Source:
https://scmp.com/article/438740/theres-dough-and-theres-dough

There's dough and there's dough

I have an admission to make: I make my own bread. Farmhouse white, crusty wholemeal, feta and thyme - you name it, I bake it. In my grandmother's time, this would have been something to be proud of, a skill possessed by any wife and mother worth her salt. But my mother's generation, the bra-burning trailblazers who opened so many doors for women, are surely throwing up their hands in despair at the current fashion for all things home-bound.

How dare I and my contemporaries harbour desires to make the perfect pavlova when we should be bashing a path to the top of our high-flying careers of choice?

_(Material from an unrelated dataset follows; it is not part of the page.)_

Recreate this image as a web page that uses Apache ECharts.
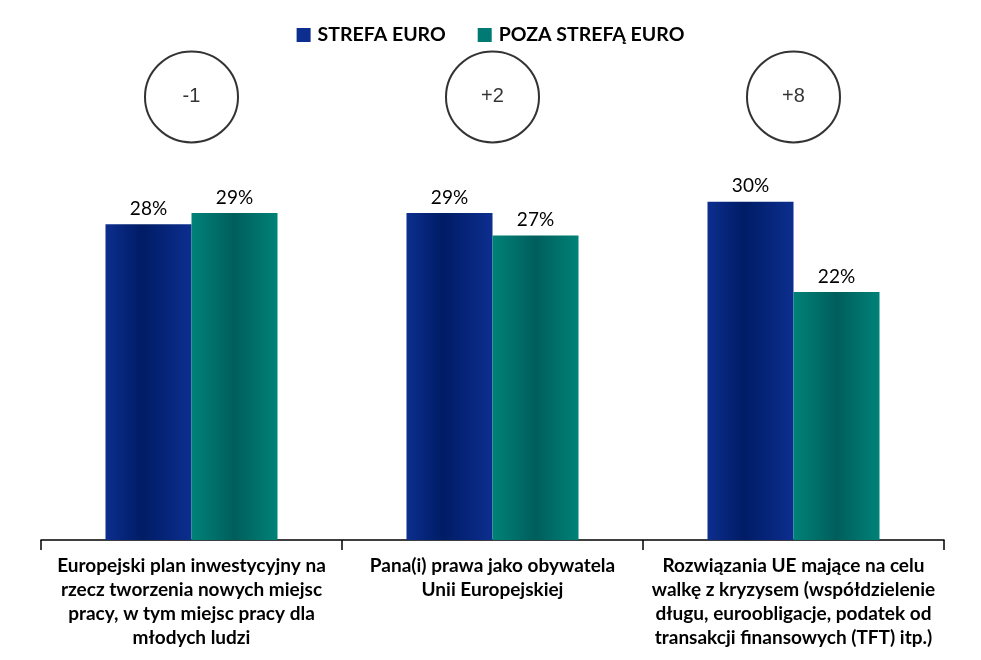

A few years ago I would have been reluctant to admit how easily I had abandoned my career in favour of life as a housewife, but I'm starting to realise I'm not alone. Thanks in no small part to Nigella Lawson, we are starting to see cooking as a form of relaxation, as well as a hobby to be practised and perfected. There are some who take the domestic goddess crusade to the next level and even claim to enjoy housework, but then it takes all types, I suppose.

For me, there is something rather retro-glamorous about kneading dough on a wooden block in my kitchen even if I have to block out the screams of my children while I enjoy my little daydream. I always feel as though I should be wearing a pinny with a flowery print and listening to the wireless. I do wonder, though, if I'll wake up one day in a cold sweat and think where the years have gone while I've been striving for the perfect souffle. My brain will be rotten from lack of use, my office skills hopelessly out of date. I'll be unemployable - unless, of course, I find a company that needs someone to bake them some flapjacks for afternoon tea.

It's true that women want to have their cake and eat it. After all, what's the point of cake unless you can eat it? Why can't we hold down a demanding job and be a competent housewife, adoring mother and devoted wife?